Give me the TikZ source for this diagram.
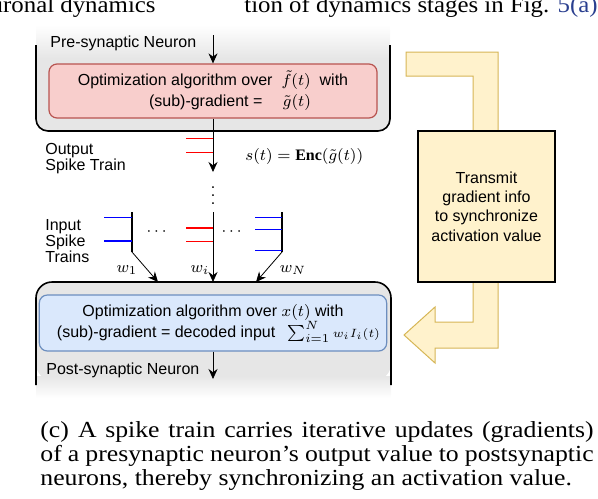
\documentclass[tikz,border=0pt]{standalone}
\usepackage{fontspec}
\setmainfont{Liberation Serif}
\setsansfont{Liberation Sans}
\usepackage{amsmath}
\usetikzlibrary{arrows.meta,positioning}
\tikzset{>={Stealth[length=5pt,width=4.5pt]}}
\definecolor{prefill}{HTML}{F8CECC}
\definecolor{preline}{HTML}{B85450}
\definecolor{postfill}{HTML}{DAE8FC}
\definecolor{postline}{HTML}{6C8EBF}
\definecolor{yelfill}{HTML}{FFF2CC}
\definecolor{yelline}{HTML}{D6B656}
\definecolor{neurongray}{HTML}{E6E6E6}
\definecolor{linkblue}{HTML}{2A3F8F}
\newcommand{\capline}[1]{\scalebox{1.12}[1]{#1}}

\begin{document}
\begin{tikzpicture}[x=0.5pt,y=-0.5pt,
    font=\sffamily\fontsize{8}{10.5}\selectfont,
    algobox/.style={draw, rounded corners=4pt, line width=0.6pt, minimum width=164pt, align=center},
    spikered/.style={red, line width=0.5pt},
    spikeblue/.style={blue, line width=0.5pt},
    captext/.style={anchor=base west, inner sep=0pt, font=\rmfamily\fontsize{11.5}{13}\selectfont}]
        \clip (0,0) rectangle (598,498);

        %text of the page above
        \node[captext, anchor=base east] (pageA) at (156,12) {\scalebox{1.08}[1]{uronal dynamics}};
        \node[captext, anchor=base east] (pageB) at (598,12) {\scalebox{1.08}[1]{tion of dynamics stages in Fig. \textcolor{linkblue}{5(a)}}};

        %pre-synaptic neuron
        \fill[neurongray, rounded corners=6pt] (36,40) -- (36,131) -- (390,131) -- (390,40) -- cycle;
        \shade[top color=white, bottom color=neurongray] (36,25) rectangle (390,58);
        \draw[line width=0.8pt, rounded corners=6pt] (36,45) -- (36,131) -- (390,131) -- (390,45);

        %post-synaptic neuron
        \fill[neurongray, rounded corners=8pt] (36,282) -- (391,282) -- (391,380) -- (36,380) -- cycle;
        \shade[top color=neurongray, bottom color=white] (36,376) rectangle (391,398);
        \draw[line width=0.8pt, rounded corners=8pt] (36,385) -- (36,282) -- (391,282) -- (391,385);

        %optimization boxes
        \node[algobox, fill=prefill, draw=preline, minimum height=27pt] (prebox) at (213,91)
            {Optimization algorithm over \ $\tilde{f}(t)$ \ with\\ \hspace*{17pt}(sub)-gradient = \quad$\tilde{g}(t)$};
        \node[algobox, fill=postfill, draw=postline, minimum height=28pt] (postbox) at (213,323)
            {Optimization algorithm over $x(t)$ with\\ \hspace*{5.5pt}(sub)-gradient = decoded input\hspace{6pt}$\sum_{i=1}^{N}\scriptstyle w_i I_i(t)$};

        \node[anchor=west, inner sep=0pt] (prelabel) at (50,43) {Pre-synaptic Neuron};
        \node[anchor=west, inner sep=0pt] (postlabel) at (46,370) {Post-synaptic Neuron};

        \coordinate (prein) at (213,35);
        \coordinate (postout) at (213,379);
        \draw[->] (prein) -- (prebox.north);
        \draw[->] (postbox.south) -- (postout);

        %output spike train
        \coordinate (outtip) at (213,172);
        \draw[->] (prebox.south) -- (outtip);
        \draw[spikered] (186,138) -- (213,138);
        \draw[spikered] (186,152) -- (213,152);
        \node[anchor=west, align=left, inner sep=0pt, font=\sffamily\fontsize{8}{8}\selectfont] (outlabel) at (45,159) {Output\\Spike Train};
        \node[anchor=west, inner sep=0pt] (enc) at (245,156) {$s(t) = \mathbf{Enc}(\tilde{g}(t))$};
        \node (vdots) at (213,190) {$\vdots$};

        %input spike trains
        \coordinate (tr1) at (132,252);
        \coordinate (trN) at (282,252);
        \coordinate (tri) at (213,212);
        \coordinate (w1tip) at (158,282);
        \coordinate (witip) at (213,282);
        \coordinate (wNtip) at (256,282);
        \draw[line width=0.6pt] (132,212) -- (tr1);
        \draw[line width=0.9pt] (282,212) -- (trN);
        \draw[spikeblue] (104,217) -- (132,217);
        \draw[spikeblue, line width=1.2pt] (104,241) -- (132,241);
        \draw[spikered, line width=1.2pt] (186,228) -- (213,228);
        \draw[spikered] (186,241) -- (213,241);
        \draw[spikeblue] (255,217) -- (282,217);
        \draw[spikeblue] (255,229) -- (282,229);
        \draw[spikeblue] (255,250) -- (282,250);
        \node (dotsA) at (158,232) {$\cdots$};
        \node (dotsB) at (233,232) {$\cdots$};
        \node[anchor=west, align=left, inner sep=0pt, font=\sffamily\fontsize{8}{8}\selectfont] (inlabel) at (45,241) {Input\\Spike\\Trains};

        \draw[->] (tr1) -- (w1tip);
        \draw[->] (tri) -- (witip);
        \draw[->] (trN) -- (wNtip);
        \node (w1) at (127,270) {$w_1$};
        \node (wi) at (200,270) {$w_i$};
        \node (wN) at (293,270) {$w_N$};

        %transmit arrow
        \draw[yelline, fill=yelfill, line width=0.5pt] (406,52) -- (498,52) -- (498,348) -- (435,348) -- (435,363)
            -- (404,335) -- (435,307) -- (435,322) -- (473,322) -- (473,76) -- (406,76) -- cycle;
        \node[draw, fill=yelfill, line width=0.6pt, minimum width=68.5pt, minimum height=75.5pt, align=center,
            font=\sffamily\fontsize{8}{9.6}\selectfont] (transmit) at (486.5,206.5)
            {Transmit\\gradient info\\to synchronize\\activation value};

        %caption
        \node[captext] (capA) at (40,437) {\capline{\makebox[247pt][s]{(c)\hspace{0.35em}A spike train carries iterative updates (gradients)}}};
        \node[captext] (capB) at (40,461) {\capline{\makebox[247pt][s]{of a presynaptic neuron’s output value to postsynaptic}}};
        \node[captext] (capC) at (40,485) {\capline{neurons, thereby synchronizing an activation value.}};
\end{tikzpicture}
\end{document}
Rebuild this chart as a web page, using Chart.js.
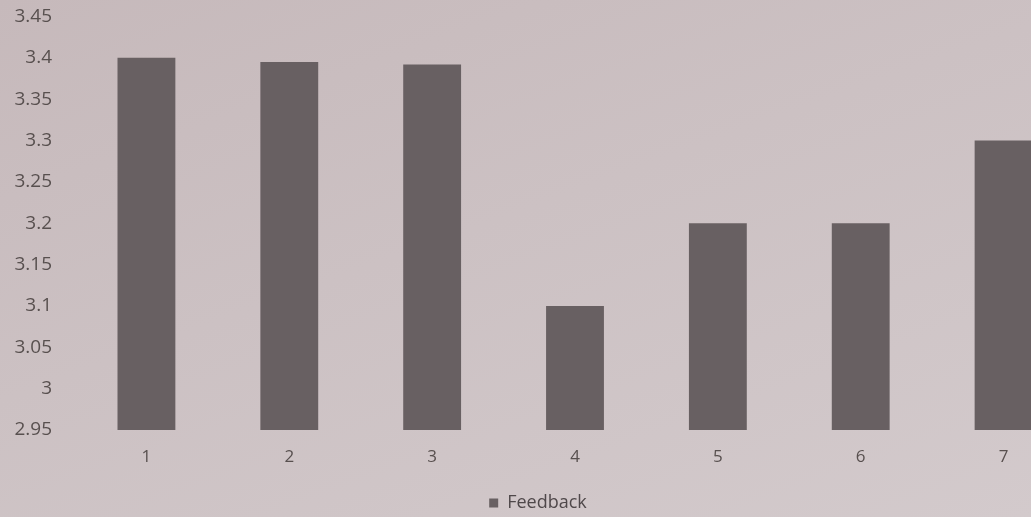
<!DOCTYPE html>
<html>
<head>
<meta charset="utf-8">
<script src="https://cdn.jsdelivr.net/npm/chart.js@4/dist/chart.umd.min.js"></script>
<style>
  html, body {
    margin: 0;
    padding: 0;
    width: 1031px;
    height: 517px;
    overflow: hidden;
    background: linear-gradient(160deg, #c6b9bb 0%, #ccc1c3 45%, #d3cacc 100%);
  }
  #wrap { position: relative; width: 1075px; height: 540px; margin-top: -18px; }
</style>
</head>
<body>
<div id="wrap"><canvas id="feedbackChart" width="1075" height="540"></canvas></div>
<script>
// sessions and their average feedback score
var sessions = ['1', '2', '3', '4', '5', '6', '7'];
var feedback = [3.4, 3.395, 3.392, 3.1, 3.2, 3.2, 3.3];
var yTicks = [2.95, 3, 3.05, 3.1, 3.15, 3.2, 3.25, 3.3, 3.35, 3.4, 3.45];

document.addEventListener('DOMContentLoaded', function () {
    var ctx = document.getElementById('feedbackChart').getContext('2d');

    Chart.defaults.font.family = '"Open Sans", "Noto Sans", sans-serif';
    Chart.defaults.color = '#58504f';

    var feedbackChart = new Chart(ctx, {
        type: 'bar',
        data: {
            labels: sessions,
            datasets: [{
                label: 'Feedback',
                data: feedback,
                backgroundColor: '#686062',
                borderWidth: 0,
                barPercentage: 0.81,
                categoryPercentage: 0.5,
                base: yTicks[0]
            }]
        },
        options: {
            responsive: false,
            animation: false,
            layout: { padding: { top: 0, left: 1, right: 0, bottom: 0 } },
            plugins: {
                tooltip: { enabled: false },
                legend: {
                    position: 'bottom',
                    labels: {
                        boxWidth: 9,
                        boxHeight: 9,
                        padding: 5,
                        font: { size: 18 },
                        color: '#4f484a'
                    }
                }
            },
            scales: {
                x: {
                    grid: { display: false, drawTicks: false },
                    border: { display: false },
                    ticks: { padding: 17, font: { size: 17 } },
                    afterFit: function (axis) {
                        axis.height = 59;
                    }
                },
                y: {
                    min: yTicks[0],
                    max: yTicks[yTicks.length - 1],
                    grid: { display: false, drawTicks: false },
                    border: { display: false },
                    afterBuildTicks: function (axis) {
                        axis.ticks = yTicks.map(function (v) { return { value: v }; });
                    },
                    afterFit: function (axis) {
                        axis.width = 74;
                    },
                    ticks: {
                        padding: 23,
                        font: { size: 19 },
                        callback: function (value) {
                            return String(Number(value.toFixed(2)));
                        }
                    }
                }
            }
        }
    });
});
</script>
</body>
</html>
_____
Search the material above for "this". Pull out each line where it shows up.

The answer ▸
Give me the TikZ source for this diagram.
Rebuild this chart as a web page, using Chart.js.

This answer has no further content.